A funny thing happened on my way to freedom, though. When I was finally out of the house and on my own, I found that freedom really wasn’t what I thought it was. Sure, now I was free to go to the clubs, stay out all night, party and live it up – and while I did that now and then – I didn’t want to do it as much as I thought I did when I felt trapped at mom’s house. Instead, I found myself making my bed, taking out the trash, washing the dishes, playing my music at an acceptable volume, hanging with really good, cool people, and calling my mom more often. When I thought about doing things that my mom considered “bad” – I often thought twice about them. It’s as if Augustine had said, “Love your mom and do as you please” because it was always my mom’s voice that I heard when I contemplated loose behavior. I didn’t want to disappoint my mother, so I found behavior she disapproved of less appealing once I was out on my own. I loved my freedom, but I did not use it as a chance for self-indulgence.

My mom’s lessons to me are the same ones the apostle Paul is trying to teach the Galatians. We are indeed free through Christ, but our freedom is not something that should lead to what he calls “the works of the flesh.” As process theologian John Cobb points out in God and the World, Jesus does offer us “freedom from the burden of obedience to imposed laws and from the guilt which arises from failure to obey. But in our day as in the early church it needs to be stressed that this freedom was in no sense license. Freedom was not to be gained by relaxing the existing requirements in favor of the desires of the individual. On the contrary, one became free from the power of existing institutions including moral laws by living toward and out of a new and far more demanding reality.

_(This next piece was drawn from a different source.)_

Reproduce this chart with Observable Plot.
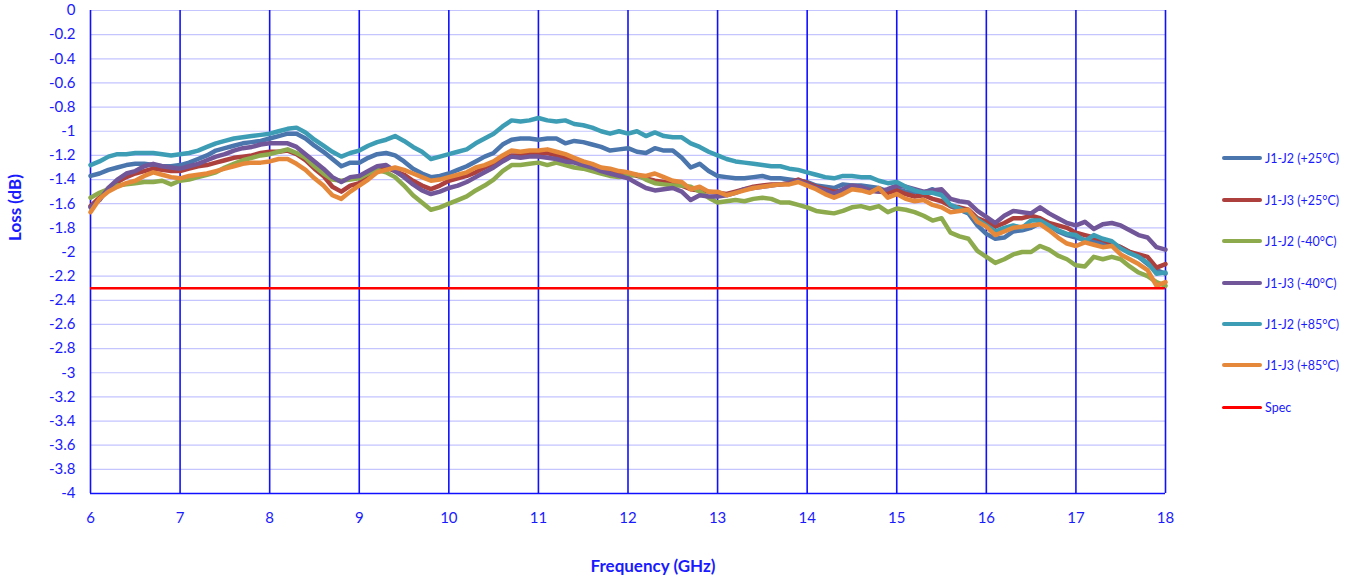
<!DOCTYPE html>
<html>
<head>
<meta charset="utf-8">
<script src="https://cdn.jsdelivr.net/npm/d3@7"></script>
<script src="https://cdn.jsdelivr.net/npm/@observablehq/plot@0.6"></script>
<style>
  body { margin: 0; background: #fff; }
  #wrap { position: relative; width: 1356px; height: 580px; font-family: Lato, "Open Sans", sans-serif; }
  #legend { position: absolute; left: 1222px; top: 0; }
  .li { position: absolute; left: 0; width: 140px; height: 16px; display: flex; align-items: center; white-space: nowrap; font-size: 12.5px; color: #1a1aff; }
  .sw { width: 40px; height: 4px; border-radius: 2px; margin-right: 3px; }
</style>
</head>
<body>
<div id="wrap"><div id="legend"></div></div>
<script>
const freq = d3.range(0, 121).map(i => +(6 + i * 0.1).toFixed(1));

const seriesNames = ["J1-J2 (+25°C)", "J1-J3 (+25°C)", "J1-J2 (-40°C)", "J1-J3 (-40°C)", "J1-J2 (+85°C)", "J1-J3 (+85°C)"];
const seriesColors = ["#4a76ad", "#ad403d", "#8dab4c", "#71579a", "#3d9db5", "#e6883a"];
const specName = "Spec";
const specColor = "#ff0000";
const specValue = -2.3;

const j1j2_25 = [-1.37,-1.35,-1.32,-1.30,-1.28,-1.27,-1.27,-1.28,-1.29,-1.29,
-1.28,-1.26,-1.23,-1.20,-1.16,-1.14,-1.12,-1.10,-1.09,-1.08,
-1.06,-1.04,-1.02,-1.02,-1.06,-1.12,-1.17,-1.23,-1.29,-1.26,
-1.26,-1.22,-1.19,-1.18,-1.20,-1.25,-1.31,-1.35,-1.38,-1.37,
-1.35,-1.32,-1.29,-1.25,-1.21,-1.18,-1.11,-1.07,-1.06,-1.06,
-1.07,-1.06,-1.06,-1.10,-1.08,-1.09,-1.11,-1.13,-1.16,-1.15,
-1.14,-1.17,-1.18,-1.14,-1.16,-1.16,-1.22,-1.30,-1.27,-1.33,
-1.37,-1.38,-1.39,-1.39,-1.38,-1.37,-1.39,-1.39,-1.40,-1.41,
-1.42,-1.45,-1.46,-1.47,-1.44,-1.45,-1.45,-1.46,-1.47,-1.50,
-1.48,-1.50,-1.50,-1.51,-1.48,-1.52,-1.62,-1.65,-1.68,-1.78,
-1.85,-1.89,-1.88,-1.83,-1.82,-1.80,-1.76,-1.78,-1.83,-1.86,
-1.88,-1.90,-1.91,-1.93,-1.94,-1.96,-2.00,-2.04,-2.10,-2.15,-2.18];

const j1j3_25 = [-1.62,-1.55,-1.47,-1.42,-1.38,-1.35,-1.33,-1.31,-1.32,-1.33,
-1.33,-1.31,-1.29,-1.28,-1.26,-1.24,-1.22,-1.21,-1.20,-1.18,
-1.17,-1.17,-1.16,-1.19,-1.24,-1.31,-1.37,-1.46,-1.50,-1.45,
-1.43,-1.38,-1.32,-1.30,-1.33,-1.36,-1.41,-1.45,-1.48,-1.45,
-1.41,-1.39,-1.37,-1.34,-1.30,-1.27,-1.23,-1.20,-1.20,-1.19,
-1.19,-1.18,-1.20,-1.22,-1.24,-1.26,-1.28,-1.31,-1.32,-1.34,
-1.35,-1.37,-1.39,-1.41,-1.42,-1.43,-1.45,-1.48,-1.49,-1.50,
-1.51,-1.52,-1.50,-1.48,-1.46,-1.45,-1.44,-1.44,-1.43,-1.40,
-1.43,-1.46,-1.48,-1.50,-1.49,-1.47,-1.47,-1.49,-1.50,-1.51,
-1.49,-1.52,-1.54,-1.53,-1.56,-1.58,-1.62,-1.63,-1.65,-1.72,
-1.75,-1.79,-1.76,-1.72,-1.72,-1.70,-1.72,-1.76,-1.78,-1.80,
-1.84,-1.86,-1.88,-1.90,-1.93,-1.96,-2.00,-2.02,-2.04,-2.13,-2.10];

const j1j2_m40 = [-1.55,-1.51,-1.48,-1.45,-1.44,-1.43,-1.42,-1.42,-1.41,-1.44,
-1.41,-1.40,-1.38,-1.36,-1.34,-1.30,-1.27,-1.24,-1.22,-1.20,
-1.19,-1.17,-1.15,-1.18,-1.22,-1.29,-1.35,-1.40,-1.41,-1.40,
-1.39,-1.35,-1.32,-1.34,-1.38,-1.45,-1.53,-1.59,-1.65,-1.63,
-1.60,-1.57,-1.54,-1.49,-1.45,-1.40,-1.33,-1.28,-1.28,-1.27,
-1.26,-1.28,-1.26,-1.28,-1.30,-1.31,-1.33,-1.35,-1.37,-1.38,
-1.37,-1.36,-1.40,-1.43,-1.44,-1.45,-1.45,-1.46,-1.50,-1.55,
-1.59,-1.58,-1.57,-1.58,-1.56,-1.55,-1.56,-1.59,-1.59,-1.61,
-1.63,-1.66,-1.67,-1.68,-1.66,-1.63,-1.62,-1.64,-1.62,-1.67,
-1.64,-1.65,-1.67,-1.70,-1.74,-1.72,-1.84,-1.87,-1.89,-1.99,
-2.04,-2.09,-2.06,-2.02,-2.00,-2.00,-1.95,-1.98,-2.03,-2.06,
-2.11,-2.12,-2.04,-2.06,-2.04,-2.06,-2.12,-2.17,-2.20,-2.25,-2.28];

const j1j3_m40 = [-1.63,-1.57,-1.47,-1.40,-1.35,-1.33,-1.29,-1.27,-1.29,-1.30,
-1.31,-1.29,-1.27,-1.24,-1.21,-1.19,-1.16,-1.14,-1.13,-1.11,
-1.10,-1.10,-1.10,-1.13,-1.19,-1.25,-1.31,-1.38,-1.42,-1.38,
-1.37,-1.33,-1.29,-1.28,-1.33,-1.38,-1.44,-1.49,-1.52,-1.50,
-1.47,-1.45,-1.42,-1.38,-1.34,-1.30,-1.25,-1.21,-1.22,-1.21,
-1.21,-1.22,-1.23,-1.25,-1.26,-1.28,-1.30,-1.33,-1.35,-1.37,
-1.39,-1.43,-1.47,-1.49,-1.48,-1.47,-1.50,-1.57,-1.53,-1.54,
-1.54,-1.53,-1.51,-1.48,-1.47,-1.46,-1.45,-1.44,-1.43,-1.41,
-1.44,-1.47,-1.49,-1.52,-1.48,-1.45,-1.46,-1.49,-1.50,-1.48,
-1.45,-1.46,-1.48,-1.50,-1.49,-1.48,-1.56,-1.58,-1.59,-1.66,
-1.71,-1.76,-1.70,-1.66,-1.67,-1.68,-1.63,-1.68,-1.72,-1.76,
-1.78,-1.75,-1.81,-1.77,-1.76,-1.78,-1.82,-1.86,-1.88,-1.96,-1.98];

const j1j2_85 = [-1.28,-1.25,-1.21,-1.19,-1.19,-1.18,-1.18,-1.18,-1.19,-1.20,
-1.19,-1.18,-1.16,-1.13,-1.10,-1.08,-1.06,-1.05,-1.04,-1.03,
-1.02,-1.00,-0.98,-0.97,-1.01,-1.07,-1.12,-1.17,-1.21,-1.18,
-1.16,-1.12,-1.09,-1.07,-1.04,-1.08,-1.13,-1.17,-1.23,-1.21,
-1.19,-1.17,-1.15,-1.10,-1.06,-1.02,-0.96,-0.91,-0.92,-0.91,
-0.89,-0.91,-0.92,-0.91,-0.94,-0.95,-0.97,-1.00,-1.02,-1.00,
-1.02,-1.00,-1.04,-1.01,-1.04,-1.05,-1.05,-1.10,-1.13,-1.17,
-1.20,-1.23,-1.25,-1.26,-1.27,-1.28,-1.29,-1.29,-1.31,-1.32,
-1.34,-1.36,-1.38,-1.39,-1.37,-1.37,-1.38,-1.38,-1.41,-1.43,
-1.42,-1.46,-1.49,-1.51,-1.51,-1.53,-1.61,-1.64,-1.67,-1.73,
-1.78,-1.83,-1.80,-1.78,-1.80,-1.74,-1.74,-1.78,-1.82,-1.85,
-1.86,-1.91,-1.86,-1.89,-1.91,-1.97,-2.01,-2.04,-2.09,-2.18,-2.17];

const j1j3_85 = [-1.67,-1.56,-1.50,-1.46,-1.43,-1.41,-1.37,-1.34,-1.36,-1.38,
-1.39,-1.37,-1.36,-1.35,-1.33,-1.31,-1.29,-1.27,-1.26,-1.26,
-1.25,-1.23,-1.23,-1.27,-1.32,-1.39,-1.45,-1.53,-1.56,-1.50,
-1.45,-1.40,-1.34,-1.32,-1.30,-1.32,-1.35,-1.38,-1.41,-1.40,
-1.38,-1.36,-1.34,-1.30,-1.28,-1.25,-1.20,-1.16,-1.17,-1.16,
-1.16,-1.15,-1.17,-1.19,-1.22,-1.25,-1.27,-1.30,-1.31,-1.33,
-1.34,-1.36,-1.37,-1.35,-1.38,-1.41,-1.42,-1.48,-1.46,-1.50,
-1.50,-1.53,-1.51,-1.49,-1.47,-1.46,-1.45,-1.44,-1.44,-1.42,
-1.45,-1.48,-1.52,-1.55,-1.52,-1.48,-1.49,-1.51,-1.47,-1.55,
-1.52,-1.56,-1.58,-1.57,-1.61,-1.63,-1.67,-1.66,-1.65,-1.75,
-1.79,-1.86,-1.83,-1.80,-1.79,-1.78,-1.77,-1.82,-1.88,-1.93,
-1.95,-1.92,-1.94,-1.96,-1.95,-2.02,-2.06,-2.10,-2.15,-2.28,-2.25];

const xTicks = [6,7,8,9,10,11,12,13,14,15,16,17,18];
const yTicks = d3.range(0, 21).map(i => +(-0.2 * i).toFixed(1));

const seriesValues = [j1j2_25, j1j3_25, j1j2_m40, j1j3_m40, j1j2_85, j1j3_85];
const rows = [];
seriesValues.forEach((vals, s) => vals.forEach((v, i) => rows.push({f: freq[i], v, s: seriesNames[s]})));

const blue = "#1a1aff";
const chart = Plot.plot({
  width: 1356,
  height: 580,
  marginLeft: 90,
  marginRight: 191,
  marginTop: 10,
  marginBottom: 87,
  style: {fontFamily: "Lato, 'Open Sans', sans-serif", fontSize: "15px", color: blue, background: "#fff"},
  x: {domain: [6, 18], ticks: xTicks, tickSize: 0, tickPadding: 19, label: null, tickFormat: d => String(d)},
  y: {domain: [-4, 0], ticks: yTicks, tickSize: 0, tickPadding: 15, label: null, tickFormat: d => String(d)},
  color: {domain: seriesNames, range: seriesColors},
  marks: [
    Plot.ruleY(yTicks, {stroke: "#c4c4ff", strokeWidth: 1.2}),
    Plot.ruleX(xTicks.slice(1), {stroke: "#1010ff", strokeWidth: 1.6}),
    Plot.ruleX([6], {stroke: "#1010ff", strokeWidth: 1.6}),
    Plot.ruleY([-4], {stroke: "#1010ff", strokeWidth: 1.6}),
    Plot.line(rows, {x: "f", y: "v", z: "s", stroke: "s", strokeWidth: 4.5, strokeLinejoin: "round", strokeLinecap: "round", curve: "linear"}),
    Plot.ruleY([specValue], {stroke: specColor, strokeWidth: 2.5}),
    Plot.axisX({ticks: xTicks, tickSize: 0, tickPadding: 19, tickFormat: d => String(d), label: null, fill: blue, fontSize: 15}),
    Plot.axisY({ticks: yTicks, tickSize: 0, tickPadding: 15, tickFormat: d => String(d), label: null, fill: blue, fontSize: 15}),
    Plot.text(["Frequency (GHz)"], {frameAnchor: "bottom", dx: 25, dy: 78, fontWeight: "bold", fontSize: 17, fill: blue}),
    Plot.text(["Loss (dB)"], {frameAnchor: "left", dx: -75, dy: -11, rotate: -90, fontWeight: "bold", fontSize: 17, fill: blue})
  ]
});
document.getElementById("wrap").prepend(chart);

const legend = document.getElementById("legend");
const legendItems = seriesNames.map((n, i) => ({name: n, color: seriesColors[i], w: 4})).concat([{name: specName, color: specColor, w: 3}]);
const legendY = [158, 200, 241, 283, 324, 365, 407];
legendItems.forEach((it, i) => {
  const d = document.createElement("div");
  d.className = "li";
  d.style.top = (legendY[i] - 8) + "px";
  d.innerHTML = `<span class="sw" style="background:${it.color};height:${it.w}px"></span><span>${it.name}</span>`;
  legend.appendChild(d);
});
</script>
</body>
</html>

To so many of us freedom means doing as we please. If we want to drink, we drink. If we want to party, we party. If we want to have sex with someone, we do. But, both Paul and Cobb assert that this is not true freedom. Instead we are called, as followers of Jesus, to a far more demanding reality – we are called to live in the Spirit. To do that, we must follow Augustine’s advice to “love God and do as you please.”

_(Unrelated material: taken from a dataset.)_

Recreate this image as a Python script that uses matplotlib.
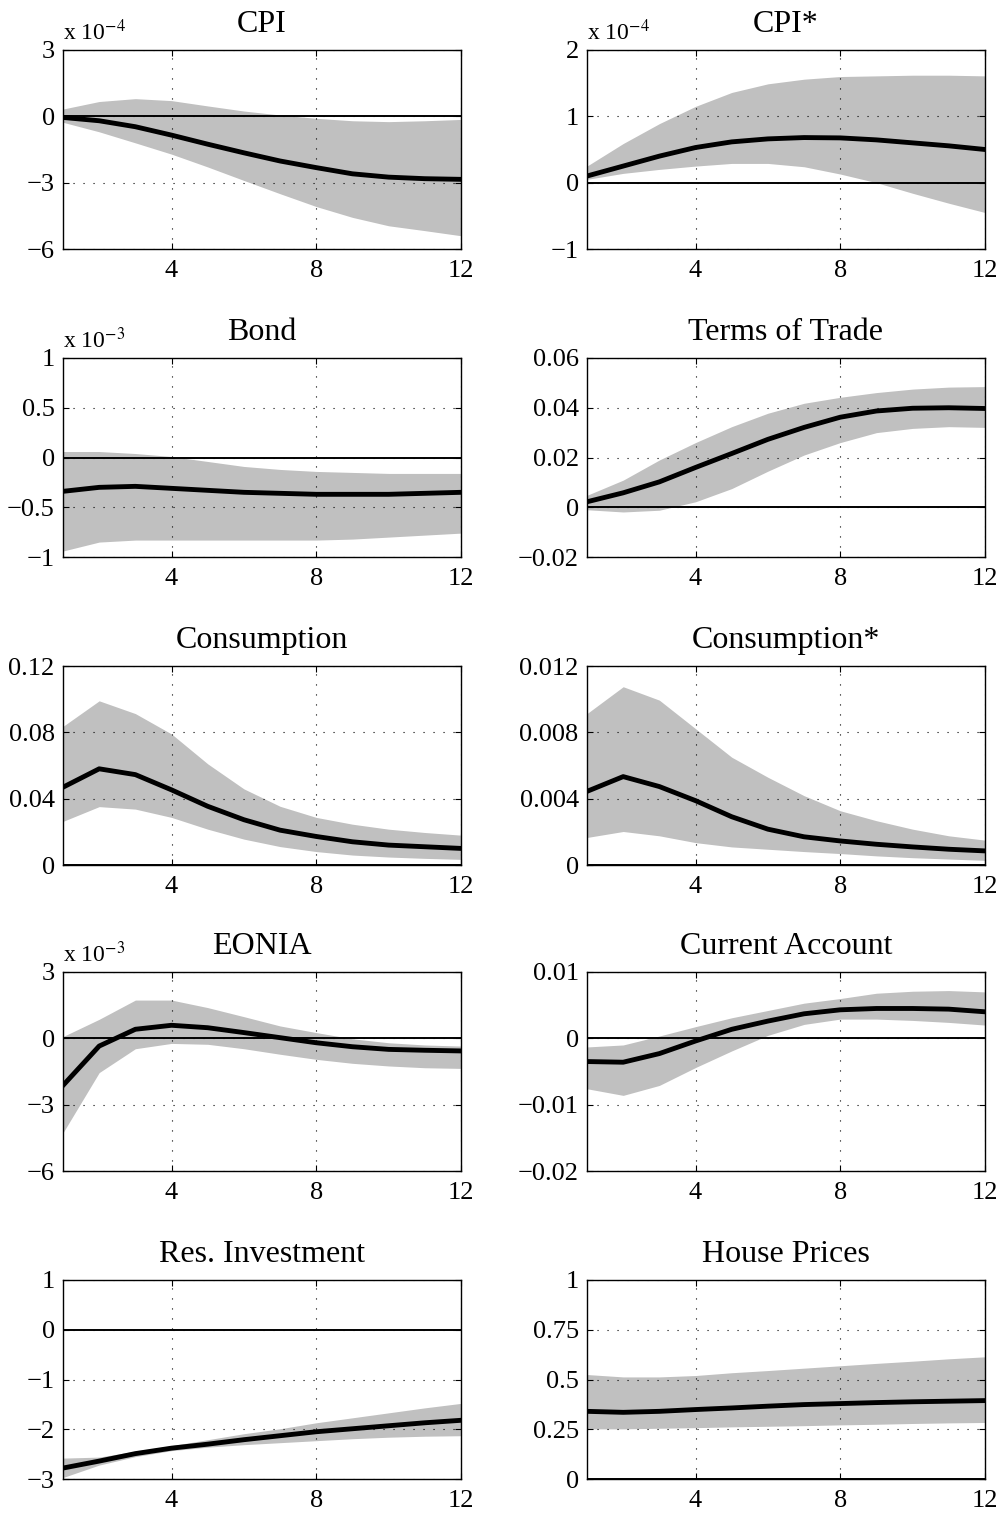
import matplotlib
matplotlib.use('Agg')
import matplotlib.pyplot as plt
from matplotlib.ticker import FuncFormatter

plt.rcParams['font.family'] = ['Liberation Serif', 'DejaVu Serif']
plt.rcParams['mathtext.fontset'] = 'stix'

quarters = list(range(1, 13))

# CPI (x 1e-4)
cpi_med = [-0.05, -0.2, -0.47, -0.85, -1.26, -1.65, -2.02, -2.32, -2.6, -2.75, -2.82, -2.85]
cpi_hi = [0.33, 0.67, 0.8, 0.71, 0.47, 0.24, 0.06, -0.09, -0.2, -0.24, -0.2, -0.14]
cpi_lo = [-0.27, -0.7, -1.2, -1.71, -2.29, -2.9, -3.5, -4.08, -4.57, -4.95, -5.17, -5.4]

# CPI* (x 1e-4)
cpis_med = [0.1, 0.25, 0.4, 0.53, 0.615, 0.66, 0.68, 0.675, 0.645, 0.6, 0.555, 0.5]
cpis_hi = [0.25, 0.59, 0.89, 1.15, 1.36, 1.49, 1.56, 1.6, 1.61, 1.62, 1.62, 1.61]
cpis_lo = [0.05, 0.14, 0.2, 0.25, 0.29, 0.29, 0.24, 0.13, 0.0, -0.16, -0.31, -0.45]

# Bond (x 1e-3)
bond_med = [-0.34, -0.3, -0.29, -0.31, -0.33, -0.35, -0.36, -0.37, -0.37, -0.37, -0.36, -0.35]
bond_hi = [0.06, 0.06, 0.04, 0.01, -0.04, -0.09, -0.12, -0.14, -0.15, -0.16, -0.16, -0.16]
bond_lo = [-0.94, -0.85, -0.83, -0.83, -0.83, -0.83, -0.83, -0.83, -0.82, -0.8, -0.78, -0.76]

# Terms of Trade
tot_med = [0.0022, 0.0058, 0.0102, 0.016, 0.0216, 0.0273, 0.0321, 0.0362, 0.0387, 0.0398, 0.04, 0.0397]
tot_hi = [0.0048, 0.0109, 0.019, 0.026, 0.0324, 0.0378, 0.0418, 0.0442, 0.0461, 0.0475, 0.0483, 0.0485]
tot_lo = [-0.001, -0.0019, -0.0012, 0.0022, 0.0075, 0.0145, 0.021, 0.026, 0.03, 0.0317, 0.0324, 0.0321]

# Consumption
cons_med = [0.0469, 0.058, 0.0545, 0.0453, 0.0354, 0.0273, 0.021, 0.0172, 0.014, 0.012, 0.011, 0.010]
cons_hi = [0.0836, 0.099, 0.0913, 0.079, 0.061, 0.0459, 0.0354, 0.0287, 0.0246, 0.0216, 0.0196, 0.018]
cons_lo = [0.0263, 0.0352, 0.0337, 0.0287, 0.0216, 0.0156, 0.0111, 0.0081, 0.006, 0.0048, 0.004, 0.0034]

# Consumption*
conss_med = [0.00444, 0.00533, 0.00473, 0.00388, 0.00291, 0.00216, 0.0017, 0.00145, 0.00125, 0.00109, 0.00095, 0.00085]
conss_hi = [0.00913, 0.01075, 0.00994, 0.00822, 0.0065, 0.00529, 0.00418, 0.00327, 0.00267, 0.00216, 0.00176, 0.0015]
conss_lo = [0.00166, 0.00202, 0.00176, 0.00135, 0.00109, 0.00095, 0.00081, 0.00069, 0.00055, 0.00044, 0.00036, 0.00028]

# EONIA (x 1e-3)
eonia_med = [-2.13, -0.35, 0.41, 0.59, 0.48, 0.26, 0.03, -0.2, -0.38, -0.5, -0.54, -0.57]
eonia_hi = [0.08, 0.86, 1.73, 1.73, 1.39, 0.98, 0.56, 0.26, -0.02, -0.2, -0.3, -0.35]
eonia_lo = [-4.27, -1.55, -0.47, -0.23, -0.27, -0.47, -0.72, -0.95, -1.13, -1.25, -1.33, -1.36]

# Current Account
ca_med = [-0.0035, -0.0036, -0.0023, -0.0004, 0.00136, 0.0026, 0.0037, 0.0043, 0.0045, 0.0045, 0.0044, 0.004]
ca_hi = [-0.0013, -0.001, 0.00035, 0.00176, 0.0031, 0.0042, 0.0053, 0.006, 0.0068, 0.0071, 0.0072, 0.007]
ca_lo = [-0.0076, -0.0086, -0.0071, -0.0044, -0.0019, 0.00045, 0.0021, 0.0029, 0.0029, 0.0027, 0.0024, 0.002]

# Res. Investment
resinv_med = [-2.78, -2.64, -2.49, -2.38, -2.3, -2.21, -2.13, -2.05, -1.99, -1.93, -1.87, -1.82]
resinv_hi = [-2.58, -2.56, -2.44, -2.33, -2.21, -2.09, -1.99, -1.87, -1.77, -1.67, -1.57, -1.48]
resinv_lo = [-2.97, -2.72, -2.55, -2.43, -2.36, -2.31, -2.27, -2.23, -2.19, -2.16, -2.14, -2.13]

# House Prices
hp_med = [0.34, 0.335, 0.34, 0.349, 0.357, 0.366, 0.374, 0.379, 0.384, 0.388, 0.391, 0.394]
hp_hi = [0.525, 0.513, 0.513, 0.52, 0.534, 0.545, 0.557, 0.569, 0.581, 0.592, 0.604, 0.614]
hp_lo = [0.252, 0.252, 0.255, 0.258, 0.262, 0.265, 0.268, 0.272, 0.275, 0.279, 0.282, 0.284]

panels = [
    ('CPI', cpi_med, cpi_lo, cpi_hi, [-6, -3, 0, 3], '-4'),
    ('CPI*', cpis_med, cpis_lo, cpis_hi, [-1, 0, 1, 2], '-4'),
    ('Bond', bond_med, bond_lo, bond_hi, [-1, -0.5, 0, 0.5, 1], '-3'),
    ('Terms of Trade', tot_med, tot_lo, tot_hi, [-0.02, 0, 0.02, 0.04, 0.06], None),
    ('Consumption', cons_med, cons_lo, cons_hi, [0, 0.04, 0.08, 0.12], None),
    ('Consumption*', conss_med, conss_lo, conss_hi, [0, 0.004, 0.008, 0.012], None),
    ('EONIA', eonia_med, eonia_lo, eonia_hi, [-6, -3, 0, 3], '-3'),
    ('Current Account', ca_med, ca_lo, ca_hi, [-0.02, -0.01, 0, 0.01], None),
    ('Res. Investment', resinv_med, resinv_lo, resinv_hi, [-3, -2, -1, 0, 1], None),
    ('House Prices', hp_med, hp_lo, hp_hi, [0, 0.25, 0.5, 0.75, 1], None),
]

W, H = 1004, 1514
fig = plt.figure(figsize=(W / 100, H / 100), dpi=100)

col_left = [63, 587]
ax_w = 398
row_top = [50, 358, 666, 972, 1280]
ax_h = 199

# matlab-style labels: %g with a real minus sign
fmt = FuncFormatter(lambda v, p: ('%g' % v).replace('-', '\u2212'))

for i, (title, med, lo, hi, yt, expo) in enumerate(panels):
    r, c = divmod(i, 2)
    ax = fig.add_axes([col_left[c] / W, 1 - (row_top[r] + ax_h) / H, ax_w / W, ax_h / H])
    ax.fill_between(quarters, lo, hi, color='#c0c0c0', linewidth=0, zorder=1)
    ax.axhline(0, color='black', linewidth=1.4, zorder=2)
    ax.plot(quarters, med, color='black', linewidth=3.5, zorder=3)
    ax.set_xlim(1, 12)
    ax.set_xticks([4, 8, 12])
    ax.set_ylim(yt[0], yt[-1])
    ax.set_yticks(yt)
    ax.yaxis.set_major_formatter(fmt)
    ax.grid(True, linestyle=(0, (1, 8)), color='black', linewidth=0.8)
    ax.tick_params(direction='in', top=True, right=True, length=4, labelsize=19)
    ax.tick_params(axis='x', pad=8)
    ax.tick_params(axis='y', pad=6)
    for s in ax.spines.values():
        s.set_linewidth(1.0)
    ax.set_title(title, fontsize=23, pad=13)
    if expo is not None:
        ax.text(0, 1.05, 'x 10$^{%s}$' % expo.replace('-', '\u2212'), transform=ax.transAxes,
                ha='left', va='baseline', fontsize=17)

plt.savefig('out.png', dpi=100)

I’ve heard objections from people who, upon hearing Augustine’s wise saying, completely miss the first part and focus only on the “do as you please” part. They ask: “How can I do as I please and love God at the same time?”

I ask them to think about someone they love – a partner, a parent, a friend, their mom. When they have that person in mind I ask them to think about doing what they please with the love for that person in mind. Suddenly, “what they please” begins to change. I may want to go and have sex with someone other than my partner, but if I love my partner, doing as I please suddenly changes. I don’t go and have sex with someone else because I know it will hurt my partner and damage our relationship. Suddenly, “what I please” is different. Because of my love for my partner, doing as I please means I want to do things that make my partner happy. I don’t want to hurt or disappoint my partner or damage our relationship, so now the thought of having a fling with someone else isn’t such a pleasing idea. It’s not what I really want to do after all, no matter how tempting it may be.

It’s the same with our relationship with God. If we love God, then doing as we please means we are always taking into consideration how God would have us use our freedom. I may want to lie, cheat or steal – but I don’t because I know that my love of God prevents me from damaging that relationship. Indeed, if I truly love God, it would never even occur to me to want to lie, cheat or steal – such things would never be pleasing to me. Augustine could make his bold statement because he knew that if we truly love God, whatever we please to do will be things pleasing to God as well.

It’s a paradox – we think we want freedom so we can do anything we please – but when we put God first in our lives, those pleasing things of the world don’t seem so attractive after all. Suddenly, the rules of the Spirit are what we find pleasing and we find ourselves expressing those fruits of the Spirit: love, joy, peace, patience, kindness, goodness, faithfulness, gentleness and self-control (Galatians 5:22-23).

But wait, there’s more! Paul isn’t finished with the Galatians – or us – just yet. Not only is our freedom not license for self indulgence – it’s a command through love to be servants to one another. Here again, we’re faced with another paradox: freedom means we gotta serve somebody. Well, not just somebody, but everybody since we are commanded to love neighbor as self – and everyone is our neighbor.

As St. Francis of Assisi prayed centuries ago, “It is in giving that we receive,” likewise it is in serving that we find freedom. It is only in service to others that we find ourselves living by the Spirit and displaying the fruit of the Spirit.

The freedom of service is an alien concept in most of our country. Certainly, there are people and organizations that do good works and understand that true freedom comes through service to others, but too many people, including too many Christians, believe freedom means patriotism or doing as they please without regard to others, let alone God. This is another false idea of freedom. To be truly free we must outdo one another in service.

When I say service, I don’t mean martyrdom or letting people run over you, never being able to say no to someone who is taking advantage of your kindness. We still must take care of ourselves – that’s part of what Jesus means when he tells us to love ourselves first before we start loving our neighbors. We have to practice self care and not burn ourselves out in some false idea of “service.”

Service means doing what you can, when you can for those in need whether it’s volunteering with a good cause, helping a stranger by the side of the road, smiling at someone in the grocery store, helping a friend or loved one, lending money that you won’t ever see again because someone needs it more than you do. The list is endless, but in each good deed done – in each embodiment of love – we move closer and closer to true freedom through Christ – a freedom that allows us to live and move and have our being in Christ.